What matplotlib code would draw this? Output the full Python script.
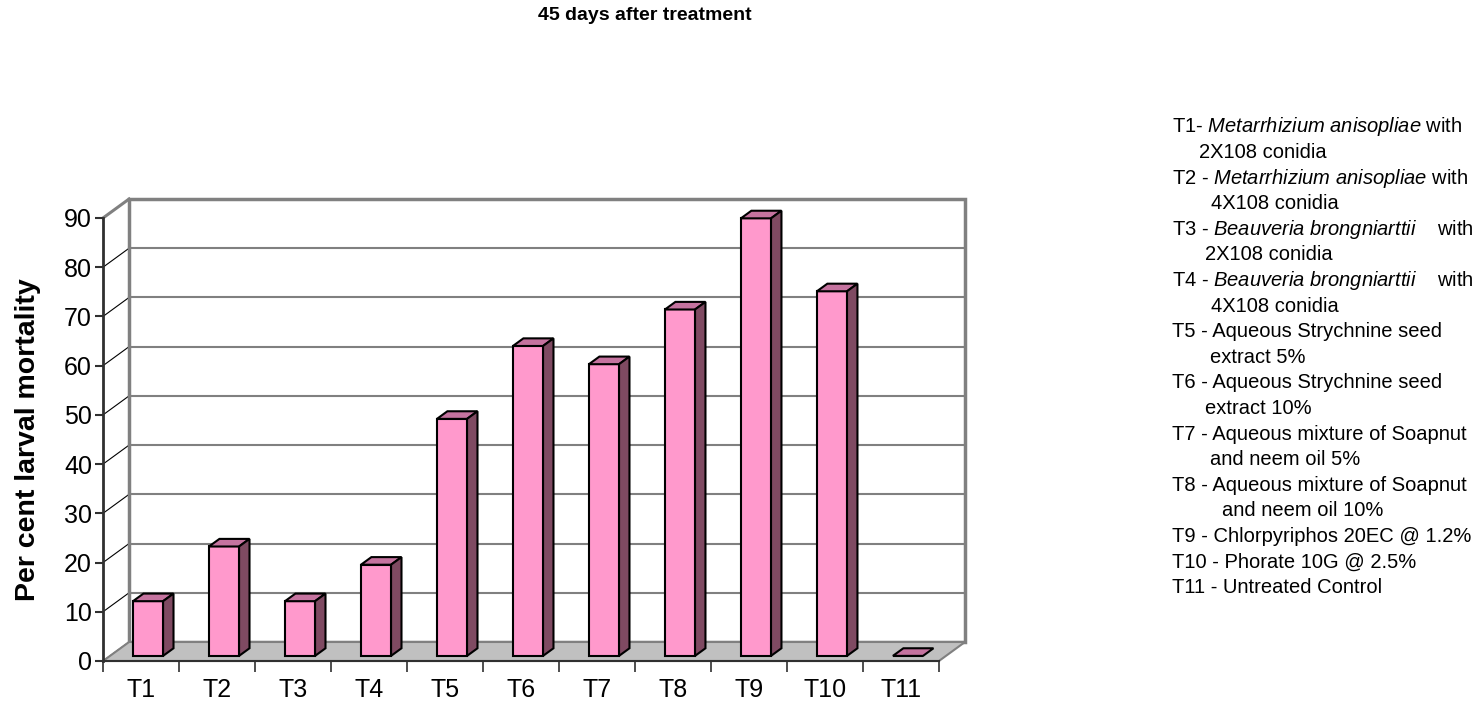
import matplotlib
matplotlib.use("Agg")
import matplotlib.pyplot as plt
from matplotlib.patches import Polygon, Rectangle

plt.rcParams['font.family'] = ['Liberation Sans', 'DejaVu Sans']
plt.rcParams['mathtext.fontset'] = 'custom'
plt.rcParams['mathtext.rm'] = 'Liberation Sans'
plt.rcParams['mathtext.it'] = 'Liberation Sans:italic'

treatments = ["T1", "T2", "T3", "T4", "T5", "T6", "T7", "T8", "T9", "T10", "T11"]
mortality = [11.11, 22.22, 11.11, 18.52, 48.15, 62.96, 59.26, 70.37, 88.89, 74.07, 0.0]
y_ticks = [0, 10, 20, 30, 40, 50, 60, 70, 80, 90]

# key text: (line, indent in px from the left edge of the key)
key_lines = [
    (r"T1- $\it{Metarrhizium\ anisopliae}$ with", 0),
    ("2X108 conidia", 27),
    (r"T2 - $\it{Metarrhizium\ anisopliae}$ with", 0),
    ("4X108 conidia", 39),
    (r"T3 - $\it{Beauveria\ brongniarttii}$    with", 0),
    ("2X108 conidia", 33),
    (r"T4 - $\it{Beauveria\ brongniarttii}$    with", 0),
    ("4X108 conidia", 39),
    ("T5 - Aqueous Strychnine seed", 0),
    ("extract 5%", 38),
    ("T6 - Aqueous Strychnine seed", 0),
    ("extract 10%", 33),
    ("T7 - Aqueous mixture of Soapnut", 0),
    ("and neem oil 5%", 38),
    ("T8 - Aqueous mixture of Soapnut", 0),
    ("and neem oil 10%", 50),
    ("T9 - Chlorpyriphos 20EC @ 1.2%", 0),
    ("T10 - Phorate 10G @ 2.5%", 0),
    ("T11 - Untreated Control", 0),
]

W, H = 1480, 710
fig = plt.figure(figsize=(W / 100, H / 100), dpi=100)

# depth of the pseudo-3D box, in data units
ddx, ddy = 0.343, 3.86
n = len(treatments)
ymax = 90

ax = fig.add_axes([103 / W, 49 / H, (965 - 103) / W, 462 / H])
ax.set_xlim(0, n + ddx)
ax.set_ylim(0, ymax + ddy)

wall = "#808080"

# floor
floor = Polygon([(0, 0), (n, 0), (n + ddx, ddy), (ddx, ddy)], closed=True,
                facecolor="#c0c0c0", edgecolor=wall, lw=1.5, zorder=1, clip_on=False)
ax.add_patch(floor)

# back wall gridlines and side-wall diagonals
for v in y_ticks[1:-1]:
    ax.plot([ddx, n + ddx], [v + ddy, v + ddy], color=wall, lw=1.5, zorder=0.5)
for v in y_ticks[:-1]:
    ax.plot([0, ddx], [v, v + ddy], color="black", lw=0.8, zorder=0.5)
ax.plot([0, ddx], [ymax, ymax + ddy], color=wall, lw=2.2, zorder=0.5, clip_on=False)
ax.add_patch(Rectangle((ddx, ddy), n, ymax, fill=False, edgecolor=wall, lw=2.5,
                       zorder=0.6, clip_on=False))

# bars: front face plus top and side faces
w = 0.396
f0 = 0.27
d = 0.40
front_c, top_c, side_c = "#ff99cc", "#c5739f", "#7f4a62"
xs = [i + 0.5 + f0 * ddx for i in range(n)]
base = f0 * ddy
ax.bar(xs, mortality, width=w, bottom=base, color=front_c, edgecolor="black",
       lw=1.5, zorder=3)
for x, v in zip(xs, mortality):
    x0, x1 = x - w / 2, x + w / 2
    y1 = base + v
    top = Polygon([(x0, y1), (x1, y1), (x1 + d * ddx, y1 + d * ddy), (x0 + d * ddx, y1 + d * ddy)],
                  closed=True, facecolor=top_c, edgecolor="black", lw=1.5, zorder=3)
    ax.add_patch(top)
    if v > 0:
        side = Polygon([(x1, base), (x1 + d * ddx, base + d * ddy),
                        (x1 + d * ddx, y1 + d * ddy), (x1, y1)],
                       closed=True, facecolor=side_c, edgecolor="black", lw=1.5, zorder=3)
        ax.add_patch(side)

# axes
for s in ["top", "right"]:
    ax.spines[s].set_visible(False)
ax.spines["left"].set_bounds(0, ymax)
ax.spines["bottom"].set_bounds(0, n)
ax.spines["left"].set_linewidth(2)
ax.spines["bottom"].set_linewidth(1.5)
ax.spines["left"].set_color("#303030")
ax.spines["bottom"].set_color("#303030")
ax.spines["left"].set_zorder(4)

ax.set_yticks(y_ticks)
ax.set_yticklabels([str(t) for t in y_ticks], fontsize=18)
ax.tick_params(axis="y", length=6, width=1.5, pad=2, color="#303030")
ax.set_xticks(range(n + 1))
ax.set_xticklabels([])
ax.set_xticks([i + 0.5 for i in range(n)], minor=True)
ax.set_xticklabels(treatments, minor=True, fontsize=18)
ax.tick_params(axis="x", which="major", length=8, width=1.2, color="#303030")
ax.tick_params(axis="x", which="minor", length=0, pad=12)

fig.text(28 / W, 1 - 440 / H, "Per cent larval mortality", rotation=90,
         fontsize=20.5, fontweight="bold", ha="center", va="center")
fig.text(645 / W, 1 - 15 / H, "45 days after treatment", fontsize=14,
         fontweight="bold", ha="center", va="center")

# treatment key
for k, (txt, ind) in enumerate(key_lines):
    y = 127 + k * 25.6
    fig.text((1172 + ind) / W, 1 - y / H, txt, fontsize=14.5, ha="left", va="center")

fig.savefig("out.png", dpi=100)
- - -
**Task description:** Write out the lines from the start of the material to the line with "from matplotlib.patches import", inclusive and exactly. Skip the pictures.

**Result:**
What matplotlib code would draw this? Output the full Python script.
import matplotlib
matplotlib.use("Agg")
import matplotlib.pyplot as plt
from matplotlib.patches import Polygon, Rectangle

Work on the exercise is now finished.